Vehicle Testing

OBD II -- on-board diagnostics

The Clean Air Act required automakers to include On Board Diagnostics (OBD) in all cars, vans, and light-duty trucks beginning in the model year 1996.  OBD equipment tests vehicles equipped with OBD technology.  OBD II checks for engine performance and can detect problems with the emissions control system before the driver is aware of them.  The system monitors for malfunction or deterioration of the power train and its emissions-control systems on a constant basis.

The OBD II test is conducted by attaching a cable to the vehicle's on-board computer through a data link connector (DLC) usually found under the dashboard, and information is downloaded to a computer regarding the vehicle's emissions systems.

Two-speed idle test

The vehicle idles for 30 seconds, is then accelerated to 2500 revolutions per minute for 30 seconds, and then idles for 30 seconds.  An air sampling probe, placed in the tailpipe, collects information on the vehicle's emission of hydrocarbons and carbon monoxide.  The single- or two-speed idle test is part of a basic emissions inspection program used in moderate or marginal non-attainment ozone areas.  This test is conducted with a four-gas analyzer.

Acceleration simulation mode (ASM) or loaded-mode

ASM testing requires a five-gas analyzer and dynamometer (a treadmill-like device that spins the front or rear tires of the vehicle).
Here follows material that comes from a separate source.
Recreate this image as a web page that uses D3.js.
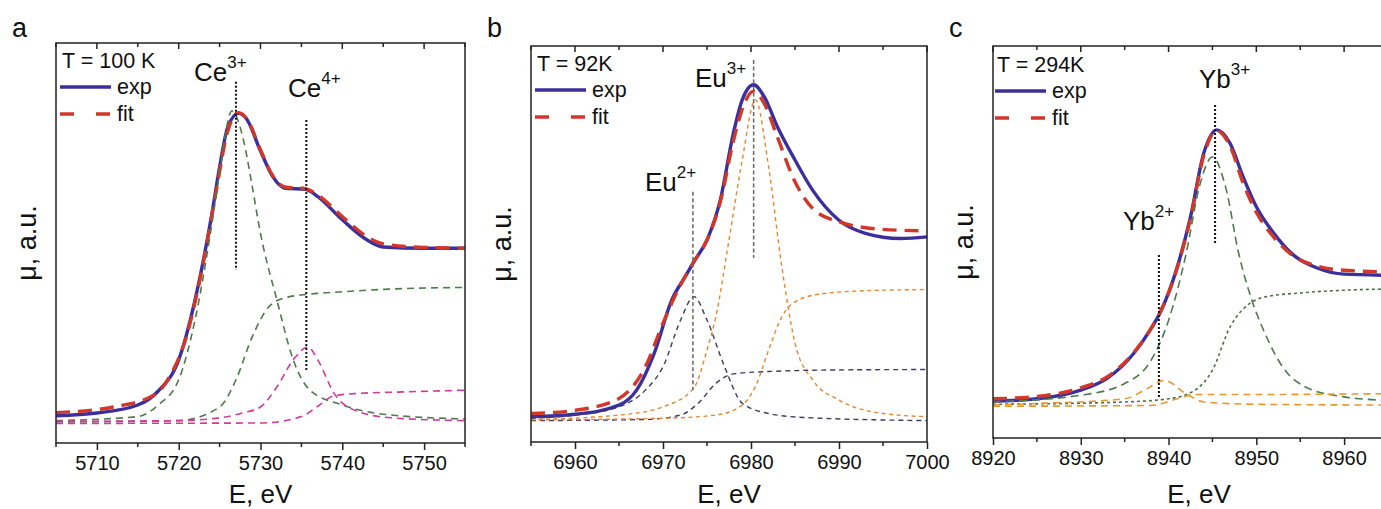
<!DOCTYPE html>
<html lang="en">
<head>
<meta charset="UTF-8">
<title>XANES fits</title>
<script src="https://d3js.org/d3.v7.min.js"></script>
<style>
  body { margin: 0; background: #fff; }
  svg text { font-family: "Liberation Sans", Arial, sans-serif; fill: #111; }
</style>
</head>
<body>
<svg id="chart" width="1381" height="509"></svg>
<script>
// values: [E (eV), mu in % of the plot height]

// --- panel a : Ce ---
const ceExp = [[5705,6.8],[5710,7.5],[5715,9.5],[5717.5,13],[5720,20.8],[5722,35.8],[5724,56.6],[5725,69],[5726,79],[5727.3,82.4],[5728.3,81],[5730,73],[5731.5,66.6],[5733,63.7],[5735.5,63.4],[5737,61.6],[5740,55.8],[5743,50.8],[5745,49],[5750,48.7],[5755,48.7]];
const ceFit = [[5705,7.6],[5712,9],[5717,12],[5719,17],[5721,27],[5723,45],[5724.5,62],[5726,78],[5727.3,82.6],[5728.3,81.2],[5730,73.3],[5731.5,66.8],[5733,64],[5735.5,63.6],[5737,62],[5740,56.6],[5743,51.6],[5745,49.8],[5750,48.9],[5755,48.7]];
const ce3Peak = [[5705,5.6],[5715,6.6],[5717.5,9.5],[5720,15.8],[5722,30.8],[5724,54],[5725,67.5],[5726.5,83],[5728,75],[5729,64],[5730,52.4],[5732,35.8],[5734,20.8],[5736,13.3],[5740,9.5],[5745,7.2],[5755,6]];
const ce3Step = [[5705,5.3],[5720,5.6],[5725,9],[5727,15.8],[5729,26.6],[5731,34],[5733,36.3],[5736,37.2],[5740,37.8],[5745,38.4],[5755,38.9]];
const ce4Peak = [[5705,5.4],[5720,5.6],[5725,6.3],[5728,7.6],[5730,9],[5732,14],[5734,20.8],[5735.8,24],[5737,20.8],[5739,12.4],[5742,7.8],[5746,6.3],[5755,5.6]];
const ce4Step = [[5705,4.9],[5730,5],[5735,6.6],[5737,9.2],[5739,11.8],[5742,12.4],[5748,12.8],[5755,13.2]];

// --- panel b : Eu ---
const euExp = [[6955,6.4],[6960,7],[6965,9.3],[6967,13.1],[6969,22.4],[6971,35.9],[6972.5,41.7],[6973.5,45.5],[6975,51],[6976.5,61],[6978,78],[6979,86.4],[6980.3,90.2],[6981.5,87.2],[6983,79.6],[6985,71.2],[6987,63.6],[6990,56],[6993,52.7],[6997,51.4],[7000,51.8]];
const euFit = [[6955,7.2],[6960,8],[6965,11],[6968,19],[6970,30],[6971.5,37.5],[6973.5,45.5],[6975,51],[6976.5,60.5],[6978,76],[6979,84],[6980.3,88.6],[6981.5,85.5],[6983,77],[6985,65.7],[6987,59],[6990,55.6],[6995,53.7],[7000,53.3]];
const eu2Peak = [[6955,6],[6960,6.8],[6965,8.9],[6968,13.1],[6970,19],[6972,30.8],[6973.5,36.7],[6975,30.8],[6977,19],[6979,9.8],[6982,7.2],[6986,6.2],[7000,5.4]];
const eu2Step = [[6955,5.4],[6968,5.7],[6972,6.8],[6974,9.8],[6976,14.8],[6978,17.2],[6982,17.8],[6990,18.2],[7000,18.3]];
const eu3Peak = [[6955,5.7],[6965,6.8],[6970,8.9],[6973.5,13.6],[6975,23.2],[6976,31.6],[6977.5,51],[6979,71.2],[6980.5,86.4],[6982,69.5],[6983.5,44.3],[6985,25],[6987,15.7],[6990,10.6],[6995,7.2],[7000,6.4]];
const eu3Step = [[6955,5.6],[6970,6],[6976,6.8],[6979,9.3],[6980.5,14],[6982,23.2],[6983.5,31.6],[6985,35.4],[6988,37.4],[6993,38.2],[7000,38.5]];

// --- panel c : Yb ---
const ybExp = [[8920,9.4],[8925,10],[8930,12.2],[8933,15.2],[8936,21.5],[8938,27.9],[8939,31.8],[8941,43.7],[8942.5,56.4],[8944,72.6],[8945.5,78.6],[8947,75.2],[8948.5,66.6],[8950,59],[8952,52.2],[8954,47.1],[8957,43.3],[8960,41.8],[8965,41.5]];
const ybFit = [[8920,10],[8925,10.6],[8930,12.8],[8933,15.6],[8936,21.7],[8938,27.9],[8939,31.8],[8941,43.5],[8942.5,56],[8944,72],[8945.5,78.4],[8947,74.5],[8948.5,65],[8950,57.6],[8952,51.2],[8954,46.8],[8957,43.8],[8960,42.8],[8965,42.4]];
const yb3Peak = [[8920,9.2],[8930,10.9],[8935,13.9],[8938,19.8],[8940,30],[8942,47],[8943.5,64],[8945,71.7],[8946.5,64],[8948,47],[8949.5,35.1],[8951,26.6],[8953,18.1],[8956,12.6],[8960,10.5],[8965,9.6]];
const yb3Step = [[8920,8.6],[8935,9.2],[8940,10],[8943,12.2],[8945,17.3],[8947,28.3],[8949,33.9],[8951,36],[8955,37],[8960,37.7],[8965,38]];
const yb2Peak = [[8920,8.4],[8925,8.8],[8935,10],[8937.5,12.5],[8939.5,14.7],[8942,11.3],[8944,9.2],[8950,8.6],[8965,8.4]];
const yb2Step = [[8920,8.1],[8938,8.3],[8941,10],[8943,11.1],[8950,11.1],[8965,11.3]];

// tick values per panel
const ceTicks = [5710, 5720, 5730, 5740, 5750];
const euTicks = [6960, 6970, 6980, 6990, 7000];
const ybTicks = [8920, 8930, 8940, 8950, 8960];

const expColor = "#3b2f9e", fitColor = "#d2382a";

const panels = [
  {
    letter: "a", box: [56, 43, 465, 443], domain: [5705, 5755], ticks: ceTicks,
    temp: "T = 100 K", legend: [60, 68],
    comps: [
      { d: ce3Peak, c: "#4e7a4c", dash: "7,5", w: 1.6 },
      { d: ce3Step, c: "#4e7a4c", dash: "7,5", w: 1.6 },
      { d: ce4Peak, c: "#d4389c", dash: "7,5", w: 1.6 },
      { d: ce4Step, c: "#d4389c", dash: "7,5", w: 1.6 }
    ],
    exp: ceExp, fit: ceFit,
    marks: [
      { e: 5727, y0: 81.7, y1: 270, c: "#111", dash: "2,2", w: 2 },
      { e: 5735.6, y0: 120, y1: 372, c: "#111", dash: "2,2", w: 2 }
    ],
    ions: [
      { t: "Ce", s: "3+", x: 194, y: 81 },
      { t: "Ce", s: "4+", x: 288, y: 97 }
    ]
  },
  {
    letter: "b", box: [531, 46, 927, 442], domain: [6955, 7000], ticks: euTicks,
    temp: "T = 92K", legend: [535, 71],
    comps: [
      { d: eu2Peak, c: "#3d3b63", dash: "5,4", w: 1.4 },
      { d: eu2Step, c: "#3d3b63", dash: "5,4", w: 1.4 },
      { d: eu3Peak, c: "#e9862f", dash: "4,3.5", w: 1.4 },
      { d: eu3Step, c: "#e9862f", dash: "4,3.5", w: 1.4 }
    ],
    exp: euExp, fit: euFit,
    marks: [
      { e: 6973.4, y0: 191.7, y1: 390, c: "#666", dash: "4,2.5", w: 1.5 },
      { e: 6980.3, y0: 60, y1: 258, c: "#666", dash: "4,2.5", w: 1.5 }
    ],
    ions: [
      { t: "Eu", s: "2+", x: 645, y: 191 },
      { t: "Eu", s: "3+", x: 695, y: 87 }
    ]
  },
  {
    letter: "c", box: [993, 46, 1388, 438], domain: [8920, 8965], ticks: ybTicks,
    temp: "T = 294K", legend: [995, 72],
    comps: [
      { d: yb3Peak, c: "#4e7a4c", dash: "8,5", w: 1.6 },
      { d: yb3Step, c: "#4e6e44", dash: "3,3", w: 1.6 },
      { d: yb2Peak, c: "#e8962f", dash: "7,5", w: 1.6 },
      { d: yb2Step, c: "#e8962f", dash: "7,5", w: 1.6 }
    ],
    exp: ybExp, fit: ybFit,
    marks: [
      { e: 8938.9, y0: 255, y1: 398, c: "#111", dash: "2,2", w: 2 },
      { e: 8945.3, y0: 105, y1: 245, c: "#111", dash: "2,2", w: 2 }
    ],
    ions: [
      { t: "Yb", s: "2+", x: 1123, y: 230 },
      { t: "Yb", s: "3+", x: 1199, y: 88 }
    ]
  }
];

const svg = d3.select("#chart");

panels.forEach((p, i) => {
  const [x0, y0, x1, y1] = p.box;
  const x = d3.scaleLinear().domain(p.domain).range([x0, x1]);
  const y = d3.scaleLinear().domain([0, 100]).range([y1, y0]);
  const g = svg.append("g");

  const clipId = "clip" + i;
  svg.append("clipPath").attr("id", clipId)
    .append("rect").attr("x", x0).attr("y", y0).attr("width", x1 - x0).attr("height", y1 - y0);

  const line = d3.line().x(d => x(d[0])).y(d => y(d[1])).curve(d3.curveMonotoneX);
  const plot = g.append("g").attr("clip-path", `url(#${clipId})`);

  // experiment and fit
  plot.append("path").attr("d", line(p.exp)).attr("fill", "none")
    .attr("stroke", expColor).attr("stroke-width", 3.4);
  plot.append("path").attr("d", line(p.fit)).attr("fill", "none")
    .attr("stroke", fitColor).attr("stroke-width", 3.4).attr("stroke-dasharray", "14,8");

  // fit components
  p.comps.forEach(c => {
    plot.append("path").attr("d", line(c.d)).attr("fill", "none")
      .attr("stroke", c.c).attr("stroke-width", c.w).attr("stroke-dasharray", c.dash);
  });

  // peak position markers
  p.marks.forEach(m => {
    g.append("line").attr("x1", x(m.e)).attr("x2", x(m.e))
      .attr("y1", m.y0).attr("y2", m.y1)
      .attr("stroke", m.c).attr("stroke-width", m.w).attr("stroke-dasharray", m.dash);
  });

  // frame
  g.append("rect").attr("x", x0).attr("y", y0).attr("width", x1 - x0).attr("height", y1 - y0)
    .attr("fill", "none").attr("stroke", "#222").attr("stroke-width", 1.5);

  // bottom axis, ticks outward
  const minor = d3.range(p.domain[0], p.domain[1] + 0.01, 5);
  const bottom = g.append("g").attr("transform", `translate(0,${y1})`)
    .call(d3.axisBottom(x).tickValues(p.ticks).tickSize(7).tickPadding(6).tickFormat(d3.format("d")));
  bottom.select(".domain").remove();
  bottom.selectAll(".tick line").attr("stroke", "#222").attr("stroke-width", 1.5);
  bottom.selectAll(".tick text").attr("font-size", 20)
    .style("font-family", "'Liberation Sans', Arial, sans-serif").attr("fill", "#111");
  g.append("g").selectAll("line").data(minor.filter(v => !p.ticks.includes(v))).join("line")
    .attr("x1", d => x(d)).attr("x2", d => x(d)).attr("y1", y1).attr("y2", y1 + 4)
    .attr("stroke", "#222").attr("stroke-width", 1.5);

  // mirrored top ticks, inward
  g.append("g").selectAll("line").data(minor).join("line")
    .attr("x1", d => x(d)).attr("x2", d => x(d)).attr("y1", y0)
    .attr("y2", d => y0 + (p.ticks.includes(d) ? 6 : 4))
    .attr("stroke", "#222").attr("stroke-width", 1.5);

  // titles
  g.append("text").attr("x", (x0 + Math.min(x1, 1381)) / 2 + (i === 2 ? 12 : 0)).attr("y", 503)
    .attr("text-anchor", "middle").attr("font-size", 26).text("E, eV");
  g.append("text").attr("transform", `translate(${x0 - 20},${(y0 + y1) / 2}) rotate(-90)`)
    .attr("text-anchor", "middle").attr("font-size", 27).text("\u03bc, a.u.");
  g.append("text").attr("x", x0 - 44).attr("y", 37).attr("font-size", 27).text(p.letter);

  // legend
  const [lx, ly] = p.legend;
  g.append("text").attr("x", lx + 2).attr("y", ly).attr("font-size", 21.5).text(p.temp);
  g.append("line").attr("x1", lx).attr("x2", lx + 51).attr("y1", ly + 19).attr("y2", ly + 19)
    .attr("stroke", expColor).attr("stroke-width", 3.4);
  g.append("text").attr("x", lx + 57).attr("y", ly + 26).attr("font-size", 21.5).text("exp");
  g.append("line").attr("x1", lx).attr("x2", lx + 51).attr("y1", ly + 46).attr("y2", ly + 46)
    .attr("stroke", fitColor).attr("stroke-width", 3.4).attr("stroke-dasharray", "14,22");
  g.append("text").attr("x", lx + 57).attr("y", ly + 53).attr("font-size", 21.5).text("fit");

  // ion labels with superscripts
  p.ions.forEach(o => {
    const t = g.append("text").attr("x", o.x).attr("y", o.y).attr("font-size", 26);
    t.append("tspan").text(o.t);
    t.append("tspan").attr("font-size", 17).attr("dy", -13).text(o.s);
  });
});
</script>
</body>
</html>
During the ASM test, the lane inspector inserts a probe into the tailpipe to collect and analyze exhaust that is emitted while the vehicle is accelerated and decelerated in the range of 0-30 miles per hour during the enhanced (or loaded mode) test.  This procedure more accurately measures vehicle emissions by simulating actual driving conditions (in other words, while the car is under load).  The test measures levels of hydrocarbon, carbon monoxide and nitrogen oxides.  It is mandated in serious, severe or extreme ozone non-attainment areas with urbanized populations over 200,000.

Gas cap pressure

A lane inspector places and then pressurizes an adapter on the vehicle's gas cap.  The test procedure measures leak flow rate to determine whether the gas cap seal is sufficient to prevent gasoline from evaporating into the air from the vehicle's tank.  A computer sets the target pressure for each test.  The computer also selects the correct gas cap test.